Für den unkundlichen Normalbürger heißt das: Wir haben also bereits ein
Gesetz, das Kampfhunde im wirklichen Sinne des Wortes verbietet, der einzige
Mangel könnte darin liegen, dass Behörden vor Ort vorhandene Gesetze nicht
anwenden - eine amtliche Leistungsschwäche, die wir bereits von anderen
Problemkreisen ebenfalls kennen und die auch beim berüchtigten Hamburger Fall
den Unfall erst möglich gemacht hat.
Neue Preisfrage: Wenn also ein Gesetz bereits vorhanden ist und ein zweites,
nämlich das SOG abgekürzte Gesetz zur Regelung der Sicherheit und Ordnung in
Sachsen-Anhalt, einen weiteren Handlungsspielraum eröffnet; wenn also mindestens
zwei Gesetze bereits vorhanden sind, die von einer bestimmten menschlichen
Schicht nicht beachtet wird, wer ist da so töricht zu glauben, wenn Politiker
zum selben Thema noch ein drittes Gesetz erlassen, werde es von der kriminellen
Klientel besser beachtet? Richtig, niemand, noch nicht einmal Innenminister
Hövelmann.
Was also steckt dahinter, wenn er gegen alle Vernunft ein „Kampfhunde“Gesetz
will? Richtig, blanker Populismus, der beim nicht informierten Bürger die
Handlungsfähigkeit eines Politikers vortäuschen soll.

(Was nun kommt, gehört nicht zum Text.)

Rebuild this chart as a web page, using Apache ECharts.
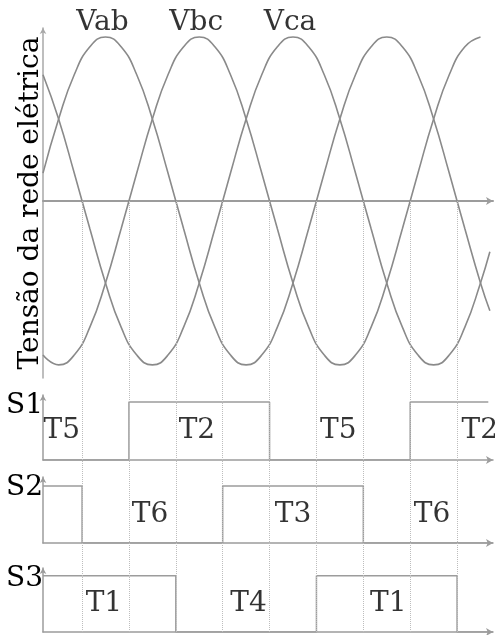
<!DOCTYPE html>
<html>
<head>
<meta charset="utf-8">
<script src="https://cdn.jsdelivr.net/npm/echarts@6/dist/echarts.min.js"></script>
<style>
  html, body { margin: 0; padding: 0; background: #fff; }
  #chart { width: 495px; height: 635px; }
</style>
</head>
<body>
<div id="chart"></div>
<script>
// Electrical angle (degrees) of every sample of the line voltages
const angles = [-80, -60, -40, -20, 0, 20, 40, 60, 80, 100, 120, 140, 160, 180, 200,
                220, 240, 260, 280, 300, 320, 340, 360, 380, 400, 420, 440, 460, 480, 492];
// Normalised line-to-line voltages (per unit of the peak)
const vab = [0.17, 0.50, 0.77, 0.94, 1.00, 0.94, 0.77, 0.50, 0.17, -0.17, -0.50, -0.77, -0.94, -1.00, -0.94,
             -0.77, -0.50, -0.17, 0.17, 0.50, 0.77, 0.94, 1.00, 0.94, 0.77, 0.50, 0.17, -0.17, -0.50, -0.67];
const vbc = [-0.94, -1.00, -0.94, -0.77, -0.50, -0.17, 0.17, 0.50, 0.77, 0.94, 1.00, 0.94, 0.77, 0.50, 0.17,
             -0.17, -0.50, -0.77, -0.94, -1.00, -0.94, -0.77, -0.50, -0.17, 0.17, 0.50, 0.77, 0.94, 1.00, null];
const vca = [0.77, 0.50, 0.17, -0.17, -0.50, -0.77, -0.94, -1.00, -0.94, -0.77, -0.50, -0.17, 0.17, 0.50, 0.77,
             0.94, 1.00, 0.94, 0.77, 0.50, 0.17, -0.17, -0.50, -0.77, -0.94, -1.00, -0.94, -0.77, -0.50, -0.31];
const phaseNames = ['Vab', 'Vbc', 'Vca'];
const peakAngles = [0, 120, 240];

// Switching instants (degrees)
const switchAngles = [-30, 30, 90, 150, 210, 270, 330, 390, 450];

// Gate signals: [angle, level] held until the next point
const s1 = [[-80, 0], [30, 1], [210, 0], [390, 1], [490, 1]];
const s2 = [[-80, 1], [-30, 0], [150, 1], [330, 0], [496, 0]];
const s3 = [[-80, 1], [90, 0], [270, 1], [450, 0], [496, 0]];

// Conducting thyristor in each interval
const s1Labels = ['T5', 'T2', 'T5', 'T2'];
const s1LabelAngles = [-56, 117, 298, 479];
const s2Labels = ['T6', 'T3', 'T6'];
const s2LabelAngles = [57, 240, 418];
const s3Labels = ['T1', 'T4', 'T1'];
const s3LabelAngles = [-2, 183, 362];

const rowNames = ['S1', 'S2', 'S3'];

const FONT = "'DejaVu Serif', serif";
const ANG_MIN = -80, ANG_MAX = 496;
const lineColor = '#8a8a8a';
const axisColor = '#9c9c9c';

const chart = echarts.init(document.getElementById('chart'), null, { renderer: 'canvas' });

function angleAxis(gridIndex, visible, width) {
  return {
    type: 'value', gridIndex: gridIndex, min: ANG_MIN, max: ANG_MAX,
    show: visible,
    axisLine: { show: visible, onZero: true, symbol: ['none', 'arrow'], symbolSize: [6, 7],
                lineStyle: { color: axisColor, width: width } },
    axisTick: { show: false }, axisLabel: { show: false }, splitLine: { show: false }
  };
}

function rowAxis(gridIndex, max, name) {
  return {
    type: 'value', gridIndex: gridIndex, min: 0, max: max,
    name: name, nameLocation: 'end', nameGap: 3,
    nameTextStyle: { fontFamily: FONT, fontSize: 28, color: '#000', align: 'right', verticalAlign: 'top' },
    axisLine: { show: true, onZero: false, symbol: ['none', 'arrow'], symbolSize: [5, 6],
                lineStyle: { color: axisColor, width: 1.5 } },
    axisTick: { show: false }, axisLabel: { show: false }, splitLine: { show: false }
  };
}

function toPairs(values) {
  return angles.map((a, i) => [a, values[i] === null ? '-' : values[i]]);
}

function sineSeries(name, values) {
  return {
    name: name, type: 'line', xAxisIndex: 0, yAxisIndex: 0,
    data: toPairs(values), smooth: true, showSymbol: false, connectNulls: false,
    lineStyle: { color: lineColor, width: 1.6 }, z: 3
  };
}

function gateSeries(idx, data) {
  return {
    type: 'line', xAxisIndex: idx, yAxisIndex: idx, step: 'end',
    data: data, showSymbol: false,
    lineStyle: { color: axisColor, width: 1.5 }, z: 3
  };
}

function labelSeries(idx, labels, at, level) {
  return {
    type: 'scatter', xAxisIndex: idx, yAxisIndex: idx, symbolSize: 0,
    data: labels.map((t, i) => ({ name: t, value: [at[i], level] })),
    label: { show: true, position: 'inside', formatter: '{b}',
             fontFamily: FONT, fontSize: 28, color: '#000' },
    z: 5
  };
}

const option = {
  animation: false,
  backgroundColor: '#ffffff',
  grid: [
    { left: 43, right: 2, top: 28, height: 350 },   // line voltages
    { left: 43, right: 2, top: 395, height: 65 },   // S1
    { left: 43, right: 2, top: 477, height: 66 },   // S2
    { left: 43, right: 2, top: 568, height: 64 },   // S3
    { left: 43, right: 2, top: 201, height: 431 }   // switching-instant guides
  ],
  xAxis: [
    angleAxis(0, true, 2),
    angleAxis(1, true, 1.5),
    angleAxis(2, true, 1.5),
    angleAxis(3, true, 1.5),
    angleAxis(4, false, 1)
  ],
  yAxis: [
    {
      type: 'value', gridIndex: 0, min: -1.08, max: 1.055,
      name: 'Tensão da rede elétrica', nameLocation: 'middle', nameRotate: 90, nameGap: -2,
      nameTextStyle: { fontFamily: FONT, fontSize: 28, color: '#000' },
      axisLine: { show: true, onZero: false, symbol: ['none', 'arrow'], symbolSize: [5, 6],
                  lineStyle: { color: '#a8a8a8', width: 1.5 } },
      axisTick: { show: false }, axisLabel: { show: false }, splitLine: { show: false }
    },
    rowAxis(1, 1.12, rowNames[0]),
    rowAxis(2, 1.16, rowNames[1]),
    rowAxis(3, 1.14, rowNames[2]),
    { type: 'value', gridIndex: 4, min: 0, max: 1, show: false }
  ],
  series: [
    {
      type: 'line', xAxisIndex: 4, yAxisIndex: 4, data: [[ANG_MIN, 0]],
      showSymbol: false, lineStyle: { opacity: 0 }, z: 1,
      markLine: {
        silent: true, symbol: ['none', 'none'], label: { show: false },
        lineStyle: { type: 'dotted', color: '#bdbdbd', width: 1 },
        data: switchAngles.map(a => ({ xAxis: a }))
      }
    },
    sineSeries(phaseNames[0], vab),
    sineSeries(phaseNames[1], vbc),
    sineSeries(phaseNames[2], vca),
    {
      type: 'scatter', xAxisIndex: 0, yAxisIndex: 0, symbolSize: 0, clip: false,
      data: peakAngles.map((a, i) => ({ name: phaseNames[i], value: [a, 1] })),
      label: { show: true, position: 'top', distance: 0, offset: [-3, 0], formatter: '{b}',
               fontFamily: FONT, fontSize: 28, color: '#000' },
      z: 5
    },
    gateSeries(1, s1),
    gateSeries(2, s2),
    gateSeries(3, s3),
    labelSeries(1, s1Labels, s1LabelAngles, 0.5),
    labelSeries(2, s2Labels, s2LabelAngles, 0.5),
    labelSeries(3, s3Labels, s3LabelAngles, 0.5)
  ]
};

chart.setOption(option);
</script>
</body>
</html>
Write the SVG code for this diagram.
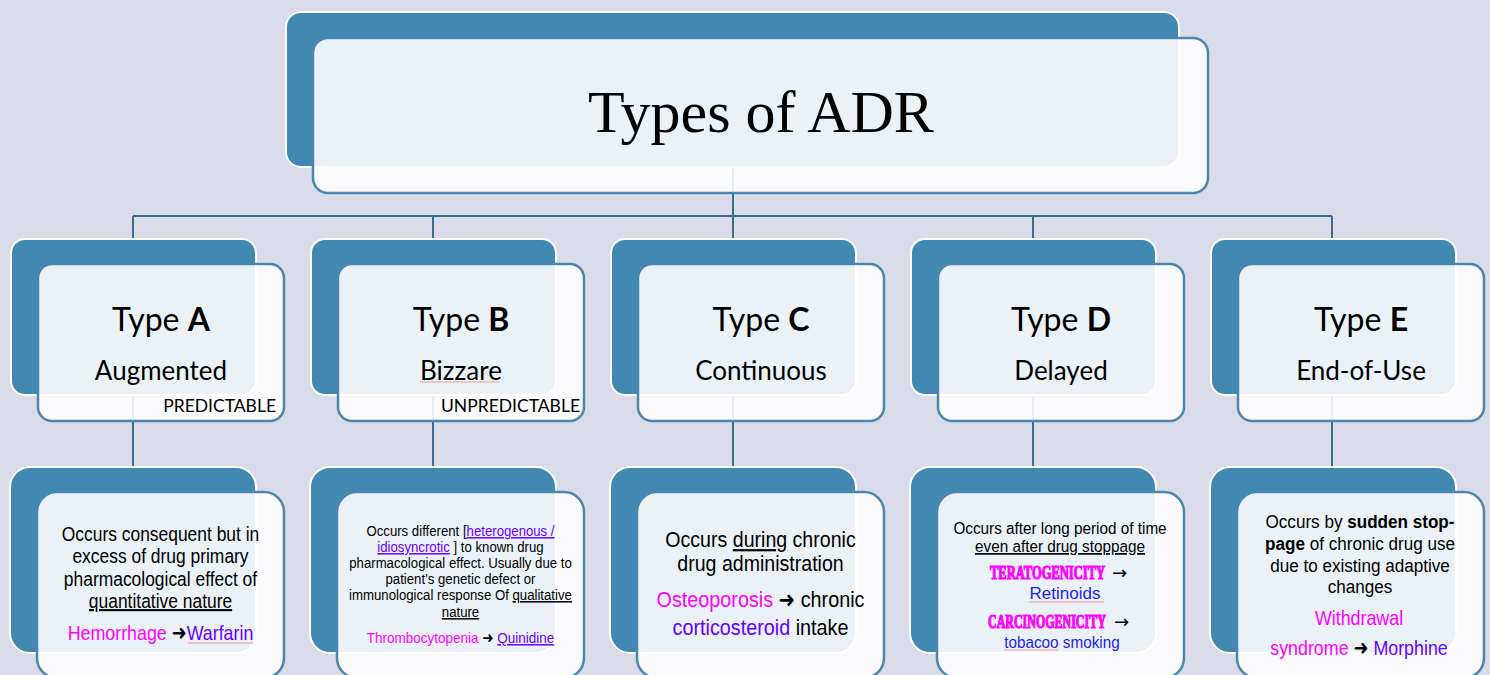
<svg xmlns="http://www.w3.org/2000/svg" width="1490" height="675" viewBox="0 0 1490 675">
<style>
.back{fill:#4189B3;stroke:#FFFFFF;stroke-width:2}
.front{fill:#FFFFFF;fill-opacity:0.89;stroke:#4A86AF;stroke-width:2.5}
.conn{stroke:#3B6D8F;stroke-width:2;fill:none}
.title{font-family:"Liberation Serif",serif;font-size:60px;fill:#000}
.ty{font-family:Lato,"Open Sans",sans-serif;font-size:32px;fill:#000}
.sub{font-family:Lato,"Open Sans",sans-serif;font-size:26px;fill:#000}
.pred{font-family:Lato,"Open Sans",sans-serif;font-size:17.5px;fill:#000}
.b{font-family:"Liberation Sans",Arial,"DejaVu Sans",sans-serif;fill:#000}
.arr{font-family:"DejaVu Sans",sans-serif;fill:#000}
.mag{fill:#FF00FF}
.pur{fill:#6600FF}
.blu{fill:#1E1EF0}
.u{text-decoration:underline}
.sq{stroke:#F19A9A;stroke-width:1.2;fill:none}
.imp{font-family:"Liberation Serif",serif;font-weight:bold;fill:#FF00FF;stroke:#FF00FF;stroke-width:1.2}
</style>
<rect width="1490" height="675" fill="#D9DBE8"/>

<g id="connectors">
  <path class="conn" d="M733 100 V216 M133 216 H1332 M133 216 V470 M433 216 V470 M733 216 V470 M1033 216 V470 M1332 216 V470"/>
</g>

<g id="title">
  <rect class="back" x="286" y="12" width="893" height="155" rx="15"/>
  <rect class="front" x="313" y="38" width="895" height="155" rx="15"/>
  <text class="title" x="761" y="132" text-anchor="middle">Types of ADR</text>
</g>

<g id="typeA">
  <rect class="back" x="11" y="239" width="245" height="156" rx="14"/>
  <rect class="front" x="38" y="264" width="246" height="157" rx="14"/>
  <text class="ty" x="161" y="331" text-anchor="middle">Type <tspan font-weight="bold">A</tspan></text>
  <text class="sub" x="161" y="380" text-anchor="middle">Augmented</text>
  <text class="pred" x="276" y="412" text-anchor="end">PREDICTABLE</text>
</g>
<g id="typeB">
  <rect class="back" x="311" y="239" width="245" height="156" rx="14"/>
  <rect class="front" x="338" y="264" width="246" height="157" rx="14"/>
  <text class="ty" x="461" y="331" text-anchor="middle">Type <tspan font-weight="bold">B</tspan></text>
  <text class="sub" x="461" y="380" text-anchor="middle">Bizzare</text>
  <path class="sq" d="M420 382 H500"/>
  <text class="pred" x="580" y="412" text-anchor="end">UNPREDICTABLE</text>
</g>
<g id="typeC">
  <rect class="back" x="611" y="239" width="245" height="156" rx="14"/>
  <rect class="front" x="638" y="264" width="246" height="157" rx="14"/>
  <text class="ty" x="761" y="331" text-anchor="middle">Type <tspan font-weight="bold">C</tspan></text>
  <text class="sub" x="761" y="380" text-anchor="middle">Continuous</text>
</g>
<g id="typeD">
  <rect class="back" x="911" y="239" width="245" height="156" rx="14"/>
  <rect class="front" x="938" y="264" width="246" height="157" rx="14"/>
  <text class="ty" x="1061" y="331" text-anchor="middle">Type <tspan font-weight="bold">D</tspan></text>
  <text class="sub" x="1061" y="380" text-anchor="middle">Delayed</text>
</g>
<g id="typeE">
  <rect class="back" x="1211" y="239" width="245" height="156" rx="14"/>
  <rect class="front" x="1238" y="264" width="246" height="157" rx="14"/>
  <text class="ty" x="1361" y="331" text-anchor="middle">Type <tspan font-weight="bold">E</tspan></text>
  <text class="sub" x="1361" y="380" text-anchor="middle">End-of-Use</text>
</g>

<g id="descA">
  <rect class="back" x="10" y="467" width="246" height="186" rx="20"/>
  <rect class="front" x="37" y="492" width="247" height="186" rx="20"/>
  <g class="b" font-size="21" text-anchor="middle">
    <text transform="translate(160.5 541) scale(0.83 1)">Occurs consequent but in</text>
    <text transform="translate(160.5 563) scale(0.83 1)">excess of drug primary</text>
    <text transform="translate(160.5 586) scale(0.83 1)">pharmacological effect of</text>
    <text transform="translate(160.5 608) scale(0.83 1)"><tspan class="u">quantitative nature</tspan></text>
    <text transform="translate(160.5 640) scale(0.85 1)"><tspan class="mag">Hemorrhage </tspan>➜<tspan class="pur">Warfarin</tspan></text>
  </g>
  <path class="sq" d="M188 643 H253"/>
</g>

<g id="descB">
  <rect class="back" x="310" y="467" width="246" height="186" rx="20"/>
  <rect class="front" x="337" y="492" width="247" height="186" rx="20"/>
  <g class="b" font-size="15" text-anchor="middle">
    <text transform="translate(460.5 536) scale(0.88 1)">Occurs different [<tspan class="pur u">heterogenous /</tspan></text>
    <text transform="translate(460.5 552) scale(0.88 1)"><tspan class="pur u">idiosyncrotic</tspan> ] to known drug</text>
    <text transform="translate(460.5 568) scale(0.88 1)">pharmacological effect. Usually due to</text>
    <text transform="translate(460.5 584) scale(0.88 1)">patient’s genetic defect or</text>
    <text transform="translate(460.5 600) scale(0.88 1)">immunological response Of <tspan class="u">qualitative</tspan></text>
    <text transform="translate(460.5 617) scale(0.88 1)"><tspan class="u">nature</tspan></text>
    <text transform="translate(460.5 643) scale(0.9 1)"><tspan class="mag">Thrombocytopenia</tspan> ➜ <tspan class="pur u">Quinidine</tspan></text>
  </g>
</g>

<g id="descC">
  <rect class="back" x="610" y="467" width="246" height="186" rx="20"/>
  <rect class="front" x="637" y="492" width="247" height="186" rx="20"/>
  <g class="b" font-size="22" text-anchor="middle">
    <text transform="translate(760.5 547) scale(0.89 1)">Occurs <tspan class="u">during</tspan> chronic</text>
    <text transform="translate(760.5 571) scale(0.89 1)">drug administration</text>
    <text transform="translate(760.5 607) scale(0.9 1)"><tspan class="mag">Osteoporosis</tspan> ➜ chronic</text>
    <text transform="translate(760.5 635) scale(0.9 1)"><tspan class="pur">corticosteroid</tspan> intake</text>
  </g>
</g>

<g id="descD">
  <rect class="back" x="910" y="467" width="246" height="186" rx="20"/>
  <rect class="front" x="937" y="492" width="247" height="186" rx="20"/>
  <g class="b" font-size="17" text-anchor="middle">
    <text transform="translate(1060 534) scale(0.9 1)">Occurs after long period of time</text>
    <text transform="translate(1060 552) scale(0.9 1)"><tspan class="u">even after drug stoppage</tspan></text>
  </g>
  <text class="imp" transform="translate(990 579) scale(0.65 1)" font-size="19" textLength="177" lengthAdjust="spacingAndGlyphs">TERATOGENICITY</text>
  <text class="arr" x="1112" y="579" font-size="18">→</text>
  <text class="b blu" x="1065" y="599" font-size="17" text-anchor="middle">Retinoids</text>
  <path class="sq" d="M1029 602 H1104"/>
  <text class="imp" transform="translate(988 628) scale(0.62 1)" font-size="19" textLength="190" lengthAdjust="spacingAndGlyphs">CARCINOGENICITY</text>
  <text class="arr" x="1114" y="628" font-size="18">→</text>
  <text class="b blu" transform="translate(1062 648) scale(0.9 1)" font-size="17" text-anchor="middle">tobacoo smoking</text>
  <path class="sq" d="M1004 650 H1058"/>
</g>

<g id="descE">
  <rect class="back" x="1210" y="467" width="246" height="186" rx="20"/>
  <rect class="front" x="1237" y="492" width="247" height="186" rx="20"/>
  <g class="b" font-size="19" text-anchor="middle">
    <text transform="translate(1360 528) scale(0.9 1)">Occurs by <tspan font-weight="bold">sudden stop-</tspan></text>
    <text transform="translate(1360 550) scale(0.9 1)"><tspan font-weight="bold">page</tspan> of chronic drug use</text>
    <text transform="translate(1360 572) scale(0.9 1)">due to existing adaptive</text>
    <text transform="translate(1360 593) scale(0.9 1)">changes</text>
  </g>
  <g class="b" font-size="21" text-anchor="middle">
    <text class="mag" transform="translate(1359 625) scale(0.85 1)">Withdrawal</text>
    <text transform="translate(1359 655) scale(0.85 1)"><tspan class="mag">syndrome</tspan> ➜ <tspan class="pur">Morphine</tspan></text>
  </g>
</g>
</svg>
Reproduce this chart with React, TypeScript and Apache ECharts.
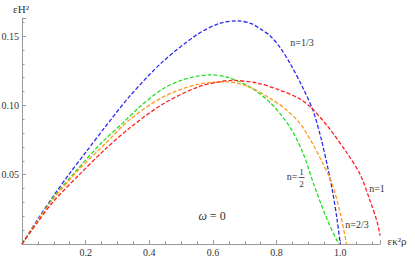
import React, { useEffect, useRef } from "react";
import * as echarts from "echarts";

// n = 1/3 (blue)
const n13: number[][] = [
  [0, 0], [0.05, 0.018], [0.1, 0.035], [0.15, 0.051], [0.2, 0.066], [0.26, 0.084],
  [0.34, 0.107], [0.44, 0.131], [0.55, 0.151], [0.62, 0.159], [0.676, 0.161],
  [0.72, 0.159], [0.75, 0.155], [0.78, 0.15], [0.81, 0.142], [0.843, 0.13],
  [0.884, 0.112], [0.915, 0.096], [0.94, 0.076], [0.96, 0.056], [0.975, 0.039],
  [0.99, 0.018], [1.0, 0],
];
// n = 1/2 (green)
const n12: number[][] = [
  [0, 0], [0.05, 0.017], [0.1, 0.034], [0.167, 0.052], [0.25, 0.073], [0.32, 0.088],
  [0.37, 0.099], [0.443, 0.112], [0.5, 0.118], [0.55, 0.121], [0.59, 0.122],
  [0.65, 0.12], [0.717, 0.113], [0.78, 0.102], [0.843, 0.084], [0.884, 0.065],
  [0.92, 0.041], [0.96, 0.017], [0.995, 0],
];
// n = 2/3 (orange)
const n23: number[][] = [
  [0, 0], [0.05, 0.017], [0.1, 0.033], [0.18, 0.054], [0.26, 0.072], [0.34, 0.09],
  [0.443, 0.106], [0.55, 0.115], [0.645, 0.117], [0.717, 0.113], [0.78, 0.105],
  [0.83, 0.097], [0.88, 0.085], [0.937, 0.062], [0.975, 0.043], [1.0, 0.022], [1.02, 0],
];
// n = 1 (red)
const n1: number[][] = [
  [0, 0], [0.05, 0.016], [0.1, 0.031], [0.18, 0.05], [0.26, 0.068], [0.34, 0.084],
  [0.443, 0.101], [0.55, 0.113], [0.62, 0.117], [0.66, 0.118], [0.74, 0.116],
  [0.81, 0.111], [0.87, 0.105], [0.906, 0.099], [0.96, 0.085], [1.02, 0.066],
  [1.063, 0.05], [1.094, 0.031], [1.116, 0.016], [1.125, 0.006],
];

const xTicks = [0.2, 0.4, 0.6, 0.8, 1.0];
const yTicks = [0.05, 0.1, 0.15];

const SERIF = "Liberation Serif";
const AXIS_COLOR = "#9a9a9a";
const LABEL_COLOR = "#333";

export default function App() {
  const ref = useRef<HTMLDivElement>(null);
  useEffect(() => {
    if (!ref.current) return;
    const chart = echarts.init(ref.current, null, { renderer: "svg" });
    const mk = (name: string, data: number[][], color: string) => ({
      name,
      type: "line",
      data,
      smooth: 0.3,
      showSymbol: false,
      symbol: "none",
      lineStyle: { color, width: 1.3, type: [4, 2] },
    });
    const txt = (text: string, x: number, y: number, size = 10, extra: any = {}) => ({
      type: "text",
      x,
      y,
      style: {
        text,
        fill: LABEL_COLOR,
        fontFamily: SERIF,
        fontSize: size,
        align: "center",
        verticalAlign: "middle",
        ...extra,
      },
    });
    chart.setOption({
      animation: false,
      grid: { left: 22, right: 35, top: 18, bottom: 14, containLabel: false, outerBoundsMode: "none" },
      xAxis: {
        type: "value",
        min: 0,
        max: 1.125,
        interval: 0.2,
        axisLine: { lineStyle: { color: AXIS_COLOR, width: 1 } },
        axisTick: { show: true, inside: true, length: 4, lineStyle: { color: AXIS_COLOR } },
        minorTick: { show: true, splitNumber: 4, length: 2.5, lineStyle: { color: AXIS_COLOR } },
        splitLine: { show: false },
        axisLabel: {
          showMinLabel: false,
          showMaxLabel: false,
          margin: 3,
          color: LABEL_COLOR,
          fontFamily: SERIF,
          fontSize: 10,
          formatter: (v: number) => (xTicks.some((t) => Math.abs(t - v) < 1e-6) ? v.toFixed(1) : ""),
        },
      },
      yAxis: {
        type: "value",
        min: 0,
        max: 0.163,
        interval: 0.05,
        axisLine: { lineStyle: { color: AXIS_COLOR, width: 1 } },
        axisTick: { show: true, inside: true, length: 4, lineStyle: { color: AXIS_COLOR } },
        minorTick: { show: true, splitNumber: 5, length: 2.5, lineStyle: { color: AXIS_COLOR } },
        splitLine: { show: false },
        axisLabel: {
          showMinLabel: false,
          showMaxLabel: false,
          margin: 3,
          color: LABEL_COLOR,
          fontFamily: SERIF,
          fontSize: 10,
          formatter: (v: number) => (yTicks.some((t) => Math.abs(t - v) < 1e-6) ? v.toFixed(2) : ""),
        },
      },
      series: [
        mk("n=1/3", n13, "#2a2af0"),
        mk("n=1/2", n12, "#22e022"),
        mk("n=2/3", n23, "#ff9a1a"),
        mk("n=1", n1, "#ff2020"),
      ],
      graphic: [
        txt("εH²", 21, 9, 11),
        txt("εκ²ρ", 397, 241, 11),
        txt("n=1/3", 302, 42, 10),
        txt("n=1", 377, 188, 10),
        txt("n=2/3", 357, 224, 10),
        txt("n=", 292, 176, 10),
        txt("1", 301.5, 171.5, 9),
        {
          type: "line",
          shape: { x1: 298.5, y1: 177.5, x2: 304.5, y2: 177.5 },
          style: { stroke: LABEL_COLOR, lineWidth: 0.8 },
        },
        txt("2", 301.5, 183.5, 9),
        {
          type: "text",
          x: 212,
          y: 216,
          style: {
            text: "{i|ω} = 0",
            fill: LABEL_COLOR,
            fontFamily: SERIF,
            fontSize: 12,
            align: "center",
            verticalAlign: "middle",
            rich: {
              i: { fontFamily: SERIF, fontSize: 12, fontStyle: "italic", fill: LABEL_COLOR },
            },
          },
        },
      ],
    });
    return () => chart.dispose();
  }, []);
  return (
    <div
      ref={ref}
      style={{ position: "fixed", left: 0, top: 0, width: 415, height: 258, background: "#fff" }}
    />
  );
}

Gelegentlich behaupten fachlich schwache Medienvertreter, Sachsen-Anhalt sei
das einzige Bundesland ohne Gesetz gegen Kampfhunderassen. Auch diese Behauptung
ist sachlich falsch. Richtig ist, unser Nachbarland Thüringen hat in seinem
„Gesetz zum Schutz der Bevölkerung vor gefährlichen Hunden“ noch nie Rasselisten
gehabt und unser anderes Nachbarland Niedersachsen hat die einst unter
SPD-Herrschaft eingeführten Rasselisten wieder abgeschafft, und das auch unter
dem Eindruck der eindeutigen Forschungsergebnisse der Tierärztlichen Hochschule
in Hannover und des ebenso eindeutigen Ergebnisses einer Experten-Anhörung. In
Niedersachsen war es also möglich, dass Politiker beim Thema „gefährliche Hunde“
dazugelernt haben, zwei Jahre später fordert die SPD in Sachsen-Anhalt die Rolle
rückwärts und tut dabei so, als hätte es die Aussagen der Fachleute ebenso wenig
gegeben wie die Erkenntnisse der Wissenschaft. Dümmlicher kann Politik nicht
sein.
Noch ein kleines Beispiel zur Hövelmann´schen Unkenntnis: In einem Gespräch
mit der „Magdeburger Volksstimme“ habe der Innenminister nach Angaben dieser
Zeitung geäußert, es sei wichtig, „zwischen einem Pudel und einem Kampfhund“ zu
unterscheiden. Falsch, Herr Minister: Auch die enge genetische Übereinstimmung
zwischen einem Pudel und einem Bullterrier ist wissenschaftlich längst
nachgewiesen.
Was das ganze Polit-Theater über das Hundethema hinaus bedenklich macht, ist
die Tatsache, dass Hunde wie auch Menschen zu den sozialen Lebewesen gehören,
deren Verhalten überwiegend durch Umwelteinflüsse geprägt wird, und nicht durch
Rassen. Rassismus aber hilft weder bei Menschen noch bei Hunden weiter.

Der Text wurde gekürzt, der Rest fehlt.